The Guidelines are not binding on a court or the Bureau, but nevertheless provide useful guidance on interpretation of the new provisions and expected enforcement approach.
Building on our prior discussions,[1] this Update provides a refresher on the new provisions and answers the most frequently asked questions (FAQs).
Backgrounder: new criminal offences and penalties
As of June 23, 2023, it will be a criminal offence under section 45(1.1) of the Act for unaffiliated employers to agree to fix or control wages or other terms of employment (Wage Fixing Provision), and a criminal offence for unaffiliated employers to agree to not solicit or hire each other’s employees (No Poach Provision). The provisions will apply to agreements entered into by employers on or after June 23, 2023, and to conduct that reaffirms or implements older agreements which contravene the provisions. Importantly, the criminal offences apply to agreements between employers, regardless of whether they compete and do not require that an agreement have any market impact to be illegal.
Similar to the existing criminal conspiracy offence under section 45(1) of the Act:
- the prosecution must prove the elements of these new offences beyond a reasonable doubt; however, the court may infer the existence of an agreement from circumstantial evidence;
- existing defences and exemptions will continue to apply, most importantly in this context, the ancillary restraints defence and the collective bargaining exemption;
- prescribed penalties are fines with no statutory limit and determined at the court’s discretion, imprisonment of up to 14 years, or both; and
- additional liabilities include exposure to civil actions by private parties (on an individual or class basis) for civil damages regardless of whether the Commissioner or the Attorney-General take any action, debarment under the Federal Integrity Regime or provincial equivalents, and reputational damage.
The following FAQs concern the application, administration, and enforcement of the new criminal provisions. These FAQs are of a general nature and should not be regarded as legal advice.
Frequently asked questions
Who is subject to the new criminal provisions?

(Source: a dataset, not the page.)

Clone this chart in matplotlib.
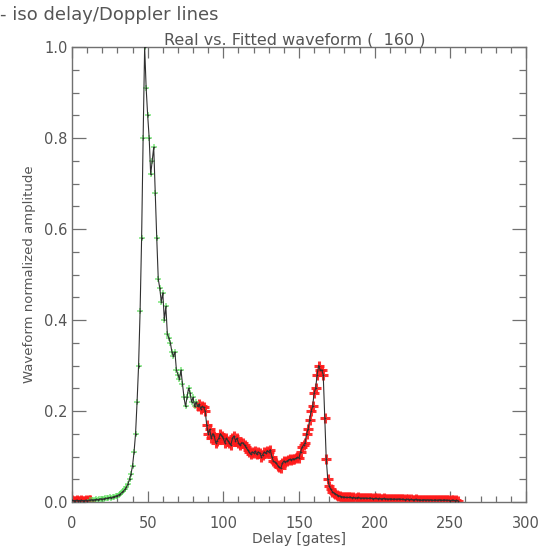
import numpy as np
import matplotlib
matplotlib.use("Agg")
import matplotlib.pyplot as plt
from matplotlib.ticker import MultipleLocator

# waveform samples per gate (0..255)
amp_lead = [0.004, 0.003, 0.003, 0.004, 0.003, 0.003, 0.004, 0.003, 0.003, 0.004, 0.003, 0.004]
amp_fit = [0.004, 0.005, 0.004, 0.005, 0.006, 0.005, 0.006, 0.007, 0.006, 0.007,
           0.008, 0.008, 0.009, 0.010, 0.009, 0.011, 0.012, 0.013, 0.014, 0.016,
           0.018, 0.021, 0.024,
           0.028, 0.033, 0.040, 0.050, 0.062, 0.080, 0.110, 0.150, 0.220, 0.300,
           0.420, 0.580, 0.800, 1.000,
           0.91, 0.85, 0.80, 0.72, 0.75, 0.78, 0.68, 0.58, 0.49, 0.47,
           0.44, 0.46, 0.40, 0.43, 0.37, 0.36, 0.35, 0.33, 0.32, 0.33,
           0.29, 0.28, 0.27, 0.29, 0.26, 0.23, 0.21, 0.23, 0.25, 0.24,
           0.22, 0.23, 0.21, 0.22]
amp_tail = [0.210, 0.215, 0.205, 0.210, 0.208, 0.200, 0.170, 0.150, 0.160, 0.140,
            0.150, 0.145, 0.130, 0.135, 0.140, 0.150, 0.145, 0.140, 0.130, 0.140,
            0.135, 0.130, 0.125, 0.140, 0.145, 0.135, 0.140, 0.130, 0.125, 0.130,
            0.130, 0.125, 0.120, 0.115, 0.110, 0.105, 0.110, 0.108, 0.112, 0.105,
            0.110, 0.108, 0.100, 0.104, 0.110, 0.107, 0.113, 0.110, 0.115, 0.100,
            0.090, 0.088, 0.085, 0.080, 0.076, 0.074, 0.085, 0.090, 0.088, 0.090,
            0.092, 0.094, 0.093, 0.095, 0.094, 0.096, 0.098, 0.097, 0.110, 0.120,
            0.125, 0.130, 0.150, 0.160, 0.180, 0.200, 0.210, 0.240, 0.250, 0.280,
            0.300, 0.290, 0.290, 0.280, 0.185, 0.095, 0.050, 0.035, 0.028, 0.023,
            0.020, 0.018, 0.016, 0.014, 0.013, 0.012, 0.011, 0.011, 0.010, 0.010,
            0.010, 0.011, 0.009, 0.010, 0.009, 0.009, 0.010, 0.009, 0.008, 0.009,
            0.008, 0.009, 0.008, 0.008, 0.009, 0.008, 0.007, 0.008, 0.008, 0.007,
            0.008, 0.007, 0.007, 0.008, 0.007, 0.007, 0.006, 0.007, 0.007, 0.006,
            0.007, 0.006, 0.006, 0.007, 0.006, 0.006, 0.006, 0.005, 0.006, 0.006,
            0.005, 0.006, 0.005, 0.005, 0.006, 0.005, 0.005, 0.005, 0.004, 0.005,
            0.005, 0.004, 0.005, 0.004, 0.005, 0.004, 0.004, 0.005, 0.004, 0.004,
            0.005, 0.004, 0.004, 0.005, 0.004, 0.004, 0.004, 0.003, 0.004, 0.004,
            0.003, 0.004, 0.003]

amp = np.array(amp_lead + amp_fit + amp_tail)
gates = np.arange(len(amp))
n_lead = len(amp_lead)
n_fit_end = n_lead + len(amp_fit)

x_ticks = [0, 50, 100, 150, 200, 250, 300]
y_ticks = [0.0, 0.2, 0.4, 0.6, 0.8, 1.0]

txt = "#555555"
plt.rcParams["font.family"] = ["DejaVu Sans"]

fig = plt.figure(figsize=(5.48, 5.49), dpi=100)
ax = fig.add_axes([72 / 548, 1 - 502 / 549, (526 - 72) / 548, (502 - 47) / 549])

# real samples: green inside the fit window, red outside
red_idx = np.r_[0:n_lead + 1, n_fit_end:len(amp)]
grn_idx = np.arange(n_lead, n_fit_end)
ax.plot(gates[red_idx], amp[red_idx], ls="none", marker="+", ms=7, mew=2.2,
        color="#ff1a1a", alpha=0.9, zorder=2)
ax.plot(gates[grn_idx], amp[grn_idx], ls="none", marker="+", ms=5, mew=1.2,
        color="#55e055", alpha=0.7, zorder=2)

# fitted curve (black) with small marks
ax.plot(gates, amp, color="#303030", lw=0.8, zorder=3)
ax.plot(gates, amp, ls="none", marker="+", ms=2, mew=0.5, color="#303030", zorder=3)

ax.set_xlim(0, 300)
ax.set_ylim(0, 1.0)
ax.set_xticks(x_ticks)
ax.set_xticklabels([str(v) for v in x_ticks])
ax.set_yticks(y_ticks)
ax.set_yticklabels([f"{v:.1f}" for v in y_ticks])
ax.xaxis.set_minor_locator(MultipleLocator(10))
ax.yaxis.set_minor_locator(MultipleLocator(0.05))
ax.tick_params(which="both", direction="in", top=True, right=True, colors="#707070",
               labelcolor=txt, labelsize=10.5, width=0.9)
ax.tick_params(axis="x", which="major", length=8, pad=10)
ax.tick_params(axis="x", which="minor", length=4)
ax.tick_params(axis="y", which="major", length=10, pad=3)
ax.tick_params(axis="y", which="minor", length=5)
for s in ax.spines.values():
    s.set_color("#707070")
    s.set_linewidth(1.0)

ax.set_xlabel("Delay [gates]", color=txt, fontsize=10, labelpad=1)
ax.set_ylabel("Waveform normalized amplitude", color=txt, fontsize=9.5, labelpad=6)
ax.set_title("Real vs. Fitted waveform (  160 )", color=txt, fontsize=11.5, pad=1,
             x=0.49)
fig.text(0.0, 1 - 15 / 549, "- iso delay/Doppler lines", color=txt, fontsize=13,
         va="center", ha="left")

fig.savefig("out.png", dpi=100, facecolor="white")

The new criminal provisions capture agreements between unaffiliated employers to:
- fix, maintain, decrease or control salaries, wages or terms and conditions of employment; or
- not solicit or hire each other’s employees.
The new criminal provisions are aimed at agreements between unaffiliated employers that impose “naked restraints” on competition in labour markets, including restraints on wages, job mobility or opportunities. It is illegal for unaffiliated employers to enter into such agreements, regardless of the effect or impact of the agreement, and regardless of whether the employers are competitors.
Who is considered an employer?
“Employer” is interpreted broadly in the Guidelines as including directors, officers, and agents or employees, such as human resource professionals. The Guidelines confirm that individuals entering into an agreement may be subject to prosecution, as would the corporations the individuals or employees were acting on behalf of, if those employees are acting as “senior officers”.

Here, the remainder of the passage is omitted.